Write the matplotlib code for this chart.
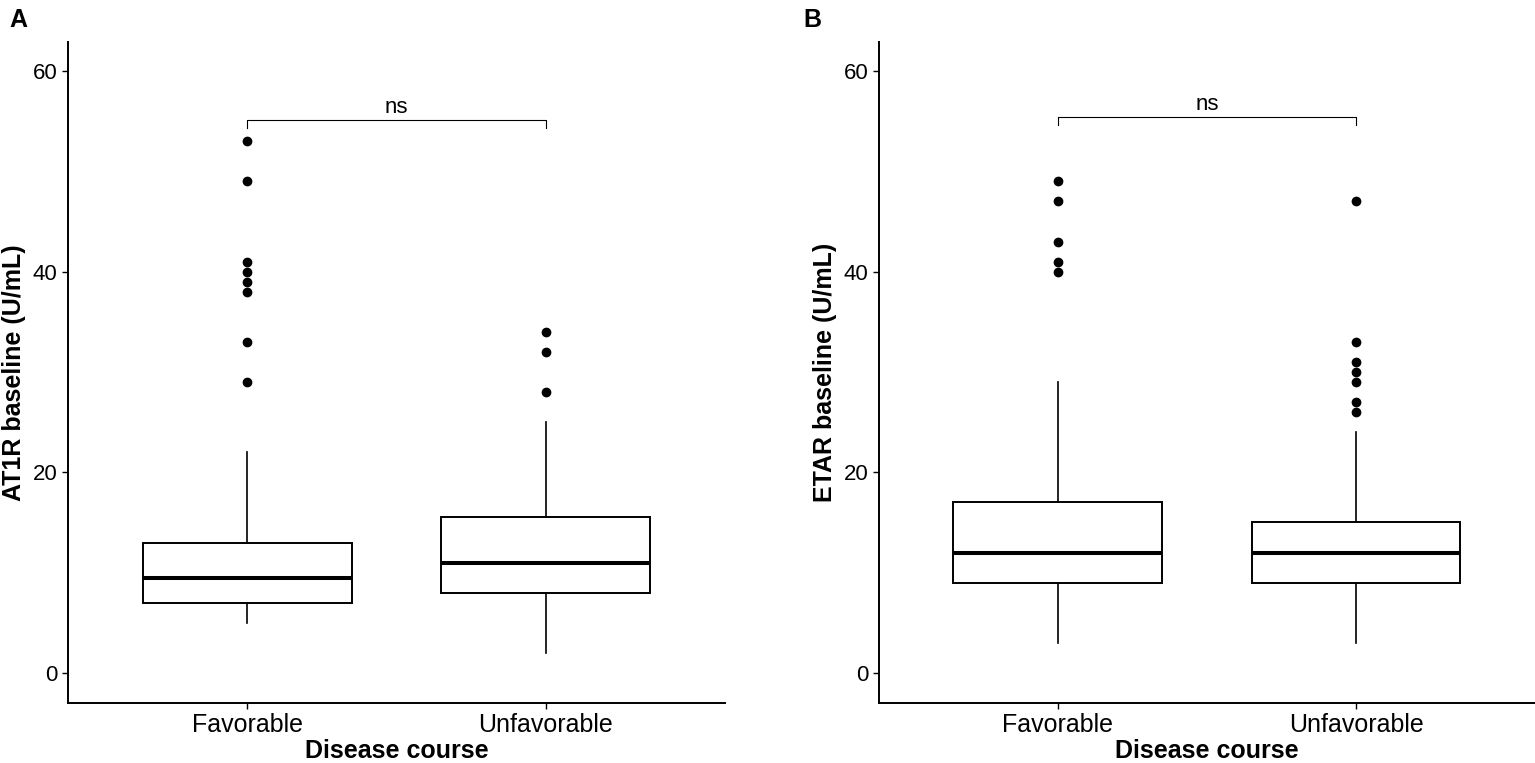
import matplotlib
matplotlib.use('AGG')

import matplotlib.pyplot as plt

plt.rcParams['font.family'] = ['Liberation Sans', 'DejaVu Sans']

categories = ['Favorable', 'Unfavorable']

# panel A: AT1R baseline (U/mL)
at1r_whislo = [5, 2]
at1r_q1 = [7, 8]
at1r_med = [9.5, 11]
at1r_q3 = [13, 15.5]
at1r_whishi = [22, 25]
at1r_fliers = [[29, 33, 38, 39, 40, 41, 49, 53], [28, 32, 34]]
at1r_bracket = 55.1

# panel B: ETAR baseline (U/mL)
etar_whislo = [3, 3]
etar_q1 = [9, 9]
etar_med = [12, 12]
etar_q3 = [17, 15]
etar_whishi = [29, 24]
etar_fliers = [[40, 41, 43, 47, 49], [26, 27, 29, 30, 31, 33, 47]]
etar_bracket = 55.4

y_ticks = [0, 20, 40, 60]


def make_stats(lo, q1, med, q3, hi, fl):
  stats = []
  for i in range(len(categories)):
    stats.append({'whislo': lo[i], 'q1': q1[i], 'med': med[i], 'q3': q3[i],
                  'whishi': hi[i], 'fliers': fl[i], 'label': categories[i]})
  return stats


def draw_panel(ax, stats, bracket_y, ylabel, tag, tag_x):
  ax.bxp(stats, positions=[1, 2], widths=0.7, showcaps=False,
         patch_artist=True,
         boxprops=dict(facecolor='white', edgecolor='black', linewidth=1.4),
         medianprops=dict(color='black', linewidth=2.9),
         whiskerprops=dict(color='black', linewidth=1.2),
         flierprops=dict(marker='o', markerfacecolor='black',
                         markeredgecolor='black', markersize=6))
  # significance bracket
  ax.plot([1, 1, 2, 2], [bracket_y - 0.8, bracket_y, bracket_y, bracket_y - 0.8],
          color='black', linewidth=0.8)
  ax.text(1.5, bracket_y + 0.68, 'ns', ha='center', va='baseline', fontsize=16)
  ax.set_xlim(0.4, 2.6)
  ax.set_ylim(-3.0, 62.9)
  ax.set_yticks(y_ticks)
  ax.set_xticks([1, 2])
  ax.set_xticklabels(categories)
  ax.spines['top'].set_visible(False)
  ax.spines['right'].set_visible(False)
  ax.spines['left'].set_linewidth(1.4)
  ax.spines['bottom'].set_linewidth(1.4)
  ax.tick_params(axis='both', length=4.5, width=1.0, pad=3)
  ax.tick_params(axis='x', labelsize=18)
  ax.tick_params(axis='y', labelsize=16)
  ax.set_xlabel('Disease course', fontsize=18, fontweight='bold', labelpad=1)
  ax.set_ylabel(ylabel, fontsize=18, fontweight='bold', labelpad=5)
  ax.figure.text(tag_x, 0.99, tag, fontsize=18, fontweight='bold',
                 va='top', ha='left')


def main():
  fig = plt.figure(figsize=(15.35, 7.63), dpi=100)
  ax_a = fig.add_axes([0.0443, 0.0786, 0.428, 0.8664])
  ax_b = fig.add_axes([0.5726, 0.0786, 0.4274, 0.8664])
  draw_panel(ax_a, make_stats(at1r_whislo, at1r_q1, at1r_med, at1r_q3,
                              at1r_whishi, at1r_fliers),
             at1r_bracket, 'AT1R baseline (U/mL)', 'A', 0.006)
  draw_panel(ax_b, make_stats(etar_whislo, etar_q1, etar_med, etar_q3,
                              etar_whishi, etar_fliers),
             etar_bracket, 'ETAR baseline (U/mL)', 'B', 0.5235)
  fig.savefig('out.png', dpi=100)


if __name__ == "__main__":
  main()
-=-=-=-=-
# Required work
The lines from the top of the data above through the one holding "at1r_bracket = 55.1" are to be repeated exactly, and only those, with no pictures.

# Completed exercise
Write the matplotlib code for this chart.
import matplotlib
matplotlib.use('AGG')

import matplotlib.pyplot as plt

plt.rcParams['font.family'] = ['Liberation Sans', 'DejaVu Sans']

categories = ['Favorable', 'Unfavorable']

# panel A: AT1R baseline (U/mL)
at1r_whislo = [5, 2]
at1r_q1 = [7, 8]
at1r_med = [9.5, 11]
at1r_q3 = [13, 15.5]
at1r_whishi = [22, 25]
at1r_fliers = [[29, 33, 38, 39, 40, 41, 49, 53], [28, 32, 34]]
at1r_bracket = 55.1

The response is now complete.